That's the thinking of state Sen. Dave Koehler, D-Peoria, who said his Republican opponent, Pat Sullivan, spent perhaps $50,000 in the final week of the campaign, only to lose by a wide margin to Koehler on Nov. 6.
Final campaign spending reports are not yet available, but Peoria residents, seeing many television ads, numerous huge signs, and newspaper-style mailers, some deceptively titled, were subjected to expensive yet similar campaigns for several Republicans, all orchestrated by Schock and his chief of staff Steve Shearer, Koehler said.
Koehler termed Shearer "the Karl Rove of Illinois," for his involvement in these campaigns.
"Schock now has to explain to his donors why they failed," he said. "The message is that Aaron does not have coat-tails," Koehler said.
The Republicans reportedly receiving Schock's campaign contributions included Sullivan, Frank Ierulli who lost the race for Peoria County State's Attorney, Bobby Schilling who lost his seat in Congress in the 17th District to Democrat Cheri Bustos, and perhaps the candidates who challenged and lost to Democratic incumbents on the Peoria County Board.
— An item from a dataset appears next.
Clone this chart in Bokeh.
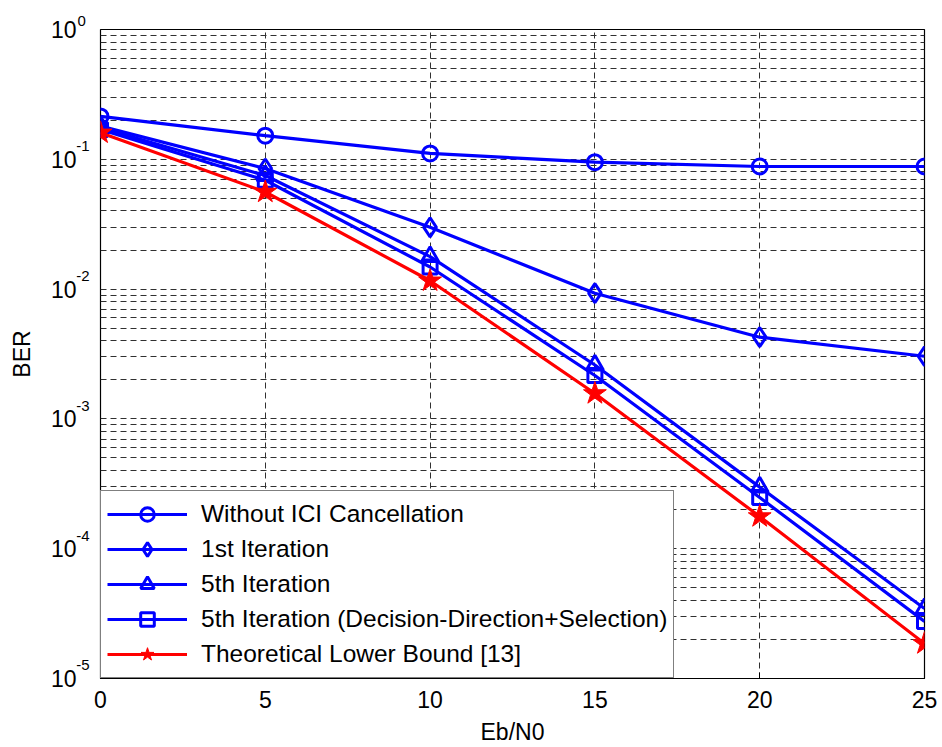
from bokeh.plotting import figure
from bokeh.models import (Legend, LegendItem, FixedTicker, Range1d, LinearAxis, LogAxis,
                          LinearScale, CustomJSTickFormatter, Title)
from bokeh.embed import file_html
from bokeh.resources import INLINE

# ---- data ----
ebn0 = [0, 5, 10, 15, 20, 25]
ber_without_ici = [0.214, 0.152, 0.111, 0.095, 0.088, 0.088]
ber_iter1 = [0.180, 0.085, 0.0299, 0.0093, 0.00426, 0.00304]
ber_iter5 = [0.175, 0.075, 0.0178, 0.00260, 0.000298, 3.46e-5]
ber_iter5_dd = [0.170, 0.069, 0.0148, 0.00216, 0.000248, 2.75e-5]
ber_bound = [0.160, 0.056, 0.0116, 0.00157, 0.000177, 1.86e-5]

series_labels = ["Without ICI Cancellation", "1st Iteration", "5th Iteration",
                 "5th Iteration (Decision-Direction+Selection)", "Theoretical Lower Bound [13]"]
x_ticks = [0, 5, 10, 15, 20, 25]
y_decades = [1e-5, 1e-4, 1e-3, 1e-2, 1e-1, 1e0]
y_exponents = [-5, -4, -3, -2, -1, 0]
y_minor = [m * d for d in y_decades[:-1] for m in range(2, 10)]

FONT = "Liberation Sans"
BLUE = "#0000FF"
RED = "#FF0000"

# exponent labels sit on a linear log10 copy of the y axis, raised by SHIFT decades
SHIFT = 0.1015625

p = figure(width=942, height=747, y_axis_type="log",
           x_range=Range1d(0, 25), y_range=Range1d(1e-5, 1),
           y_axis_location=None,
           output_backend="svg", toolbar_location=None,
           min_border_left=100, min_border_right=18, min_border_top=29, min_border_bottom=69)
p.outline_line_color = "black"
p.outline_line_width = 1.2
p.background_fill_color = "white"

# x axis
p.xaxis.ticker = FixedTicker(ticks=x_ticks)
ax = p.xaxis[0]
ax.axis_line_color = "black"
ax.major_tick_in = 6
ax.major_tick_out = 0
ax.minor_tick_in = 0
ax.minor_tick_out = 0
ax.major_label_text_font = FONT
ax.major_label_text_font_size = "23px"
ax.major_label_text_color = "black"
ax.major_label_standoff = 12
ax.axis_label = "Eb/N0"
ax.axis_label_text_font = FONT
ax.axis_label_text_font_size = "23px"
ax.axis_label_text_font_style = "normal"
ax.axis_label_text_color = "black"
ax.axis_label_standoff = 8

# y axis: exponents (closest to frame) and "10" bases
p.extra_y_ranges = {"exp": Range1d(y_exponents[0] - SHIFT, y_exponents[-1] - SHIFT)}
p.extra_y_scales = {"exp": LinearScale()}
exp_axis = LinearAxis(y_range_name="exp", ticker=FixedTicker(ticks=y_exponents),
                      bounds=(y_exponents[0], y_exponents[-1]),
                      formatter=CustomJSTickFormatter(code="return tick.toFixed(0)"))
exp_axis.axis_line_color = None
exp_axis.major_tick_in = 0
exp_axis.major_tick_out = 0
exp_axis.minor_tick_in = 0
exp_axis.minor_tick_out = 0
exp_axis.major_label_standoff = 11
exp_axis.major_label_text_font = FONT
exp_axis.major_label_text_font_size = "15px"
exp_axis.major_label_text_color = "black"
p.add_layout(exp_axis, "left")

base_axis = LogAxis(ticker=FixedTicker(ticks=y_decades),
                    formatter=CustomJSTickFormatter(code="return '10'"))
base_axis.axis_line_color = None
base_axis.major_tick_in = 0
base_axis.major_tick_out = 0
base_axis.minor_tick_in = 0
base_axis.minor_tick_out = 0
base_axis.major_label_standoff = -3
base_axis.major_label_text_font = FONT
base_axis.major_label_text_font_size = "23px"
base_axis.major_label_text_color = "black"
base_axis.axis_label = "BER"
base_axis.axis_label_text_font = FONT
base_axis.axis_label_text_font_size = "23px"
base_axis.axis_label_text_font_style = "normal"
base_axis.axis_label_text_color = "black"
base_axis.axis_label_standoff = 13
p.add_layout(base_axis, "left")

# exponent of the top tick label (10^0), which lies above the frame
top_exp = Title(text=str(y_exponents[-1]), align="left", offset=-23, standoff=8,
                text_font=FONT, text_font_size="15px", text_font_style="normal",
                text_color="black")
p.add_layout(top_exp, "above")

# grid
p.xgrid.ticker = FixedTicker(ticks=x_ticks)
p.xgrid.grid_line_color = "#303030"
p.xgrid.grid_line_dash = "6 4"
p.ygrid.ticker = FixedTicker(ticks=y_decades, minor_ticks=y_minor)
p.ygrid.grid_line_color = "#303030"
p.ygrid.grid_line_dash = "6 4"
p.ygrid.minor_grid_line_color = "#303030"
p.ygrid.minor_grid_line_dash = "6 4"

series = [ber_without_ici, ber_iter1, ber_iter5, ber_iter5_dd, ber_bound]
markers = ["circle", "diamond", "triangle", "square", "star"]
sizes = [15, 19, 17, 14, 24]
colors = [BLUE, BLUE, BLUE, BLUE, RED]

items = []
for ys, mk, sz, col, lab in zip(series, markers, sizes, colors, series_labels):
    lr = p.line(ebn0, ys, line_color=col, line_width=3.2)
    if mk == "star":
        sr = p.scatter(ebn0, ys, marker=mk, size=sz, line_color=col, fill_color=col, line_width=1)
    else:
        sr = p.scatter(ebn0, ys, marker=mk, size=sz, line_color=col, fill_color=None, line_width=3)
    items.append(LegendItem(label=lab, renderers=[lr, sr]))

legend = Legend(items=items, location=(0, 0))
legend.border_line_color = "black"
legend.border_line_width = 1.2
legend.background_fill_color = "white"
legend.background_fill_alpha = 1.0
legend.padding = 6
legend.spacing = 1
legend.margin = 0
legend.glyph_width = 80
legend.glyph_height = 34
legend.label_height = 34
legend.label_standoff = 14
legend.label_text_font = FONT
legend.label_text_font_size = "24.5px"
legend.label_text_color = "black"
p.add_layout(legend)

open("out.html", "w").write(file_html(p, INLINE))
Schock won only his own race for Congress in the severely gerrymandered 18th Congressional district, designed so a Republican would win.
Claims that Schock won overwhelmingly are laughable, given the make up of the district. His Democratic opponent Steve Waterworth ran a low key grassroots campaign with little money.
According to the Federal Election Commission, Schock had $2.9 million in his campaign funds as of mid-October. He spent $1.5 million, and obviously not on his own campaign against an unknown and under-funded opponent. There are 70 pages of itemized expenses in Schock's report, many listed as American Express credit card receipts.
The Illinois State Board of Elections website shows Schock giving Frank Ierulli $5,000 on Nov. 2.
Why did Schock fund these challengers? Perhaps it's because he wants to rise to governor, and must prove to fellow Republicans that he's a power broker, so he can win the Republican nomination. The governor's race takes place in 2014.
Sen. Dick Durbin is expected to run for another seat in the U.S. Senate, so it's unlikely Schock would challenge him.
It will be interesting to see Schock's next move, and whether his financial backers will continue to support him given the failures of the Peoria campaigns.